RECORDED DATA:
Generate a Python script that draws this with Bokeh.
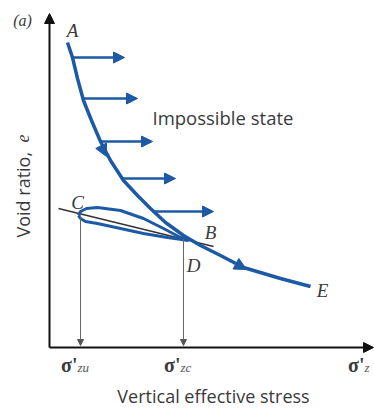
import math
from bokeh.plotting import figure
from bokeh.models import Range1d, Label, Arrow, NormalHead
from bokeh.embed import file_html
from bokeh.resources import INLINE

# ---- data (schematic units) ----
ncl_stress = [18, 23, 28, 34, 42, 51, 61, 74, 88, 101, 116, 134, 151, 171, 194, 231, 261]
ncl_void = [305, 290, 269, 247, 227, 206, 187, 167, 152, 139, 125, 112, 102, 92, 80, 69, 61]

unload_stress = [139, 131, 114, 94, 71, 48, 37, 31, 29]
unload_void = [107, 110, 119, 129, 137, 140, 139, 136, 132]
reload_stress = [29, 31, 36, 48, 71, 94, 118, 139]
reload_void = [132, 129, 126, 124, 119, 114, 110, 107]

recomp_stress = [9, 164]
recomp_void = [139, 101]

# horizontal "impossible state" arrows: start stress, end stress, void ratio
imp_start = [23, 33, 51, 73, 103]
imp_end = [75, 88, 103, 126, 164]
imp_void = [290, 249, 206, 169, 136]

# direction arrows on the curve: (start, end)
dir_x0 = [52, 186]
dir_y0 = [201, 84]
dir_x1 = [57, 197]
dir_y1 = [191, 78]

# sigma'_zu, sigma'_zc, sigma'_z positions
tick_pos = [31, 134, 318]
tick_sub = ["zu", "zc", "z"]
drop_top = [132, 109]

letters = ["A", "B", "C", "D", "E"]
letter_x = [23, 161, 28, 144, 273]
letter_y = [317, 115, 145, 82, 57]

BLUE = "#1c5aa5"
GREY_TXT = "#3a3a3a"

p = figure(width=374, height=408, output_backend="svg", toolbar_location=None,
           x_range=Range1d(-49, 325), y_range=Range1d(-61, 347),
           min_border_left=0, min_border_right=0, min_border_top=0, min_border_bottom=0)
p.xaxis.visible = False
p.yaxis.visible = False
p.grid.visible = False
p.outline_line_color = None
p.background_fill_color = "white"

# axes with arrow heads
p.add_layout(Arrow(end=NormalHead(size=10, fill_color="#111111", line_color="#111111"),
                   x_start=0, y_start=0, x_end=0, y_end=334,
                   line_width=2, line_color="#111111"))
p.add_layout(Arrow(end=NormalHead(size=10, fill_color="#111111", line_color="#111111"),
                   x_start=0, y_start=0, x_end=324, y_end=0,
                   line_width=2, line_color="#111111"))

# drop lines
for xs, yt in zip(tick_pos[:2], drop_top):
    p.add_layout(Arrow(end=NormalHead(size=6, fill_color="#555555", line_color="#555555"),
                       x_start=xs, y_start=yt, x_end=xs, y_end=2,
                       line_width=1, line_color="#666666"))

# recompression line
p.line(recomp_stress, recomp_void, line_color="#333333", line_width=1.5)

# loop
p.line(unload_stress, unload_void, line_color=BLUE, line_width=3)
p.line(reload_stress, reload_void, line_color=BLUE, line_width=3)

# normal consolidation line
p.line(ncl_stress, ncl_void, line_color=BLUE, line_width=3.5)

# impossible-state arrows
for xs, xe, yv in zip(imp_start, imp_end, imp_void):
    p.add_layout(Arrow(end=NormalHead(size=11, fill_color=BLUE, line_color=BLUE),
                       x_start=xs, y_start=yv, x_end=xe, y_end=yv,
                       line_width=2.5, line_color=BLUE))

for x0, y0, x1, y1 in zip(dir_x0, dir_y0, dir_x1, dir_y1):
    p.add_layout(Arrow(end=NormalHead(size=12, fill_color=BLUE, line_color=BLUE),
                       x_start=x0, y_start=y0, x_end=x1, y_end=y1,
                       line_width=3, line_color=BLUE))

# letters
for t, lx, ly in zip(letters, letter_x, letter_y):
    p.add_layout(Label(x=lx, y=ly, text=t, text_font="Liberation Serif", text_font_style="italic",
                       text_font_size="19px", text_color=GREY_TXT,
                       text_align="center", text_baseline="middle"))

p.add_layout(Label(x=-27, y=327, text="(a)", text_font="Liberation Serif", text_font_style="italic",
                   text_font_size="16px", text_color=GREY_TXT, text_align="center", text_baseline="middle"))

p.add_layout(Label(x=103, y=230, text="Impossible state", text_font="Open Sans",
                   text_font_size="18.5px", text_color=GREY_TXT, text_align="left", text_baseline="middle"))

p.add_layout(Label(x=164, y=-48, text="Vertical effective stress", text_font="Open Sans",
                   text_font_size="18px", text_color=GREY_TXT, text_align="center", text_baseline="middle"))

p.add_layout(Label(x=-27, y=110, text="Void ratio,", text_font="Open Sans", angle=math.pi / 2,
                   text_font_size="18px", text_color=GREY_TXT, text_align="left", text_baseline="middle"))
p.add_layout(Label(x=-27, y=205, text="e", text_font="Liberation Serif", text_font_style="italic",
                   angle=math.pi / 2,
                   text_font_size="18px", text_color=GREY_TXT, text_align="left", text_baseline="middle"))

# tick labels sigma'
for xp, sub in zip(tick_pos, tick_sub):
    p.add_layout(Label(x=xp - 3, y=-17, text="σ'", text_font="Liberation Serif", text_font_style="bold",
                       text_font_size="20px", text_color=GREY_TXT, text_align="right", text_baseline="middle"))
    p.add_layout(Label(x=xp - 3, y=-20, text=sub, text_font="Liberation Serif", text_font_style="italic",
                       text_font_size="13px", text_color="#555555", text_align="left", text_baseline="middle"))

open("out.html", "w").write(file_html(p, INLINE))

REQUEST:
Take the lines from the start of the material to the line with "80, 69, 61]", both included, and transcribe them exactly without the pictures.

WRITTEN SOLUTION:
Generate a Python script that draws this with Bokeh.
import math
from bokeh.plotting import figure
from bokeh.models import Range1d, Label, Arrow, NormalHead
from bokeh.embed import file_html
from bokeh.resources import INLINE

# ---- data (schematic units) ----
ncl_stress = [18, 23, 28, 34, 42, 51, 61, 74, 88, 101, 116, 134, 151, 171, 194, 231, 261]
ncl_void = [305, 290, 269, 247, 227, 206, 187, 167, 152, 139, 125, 112, 102, 92, 80, 69, 61]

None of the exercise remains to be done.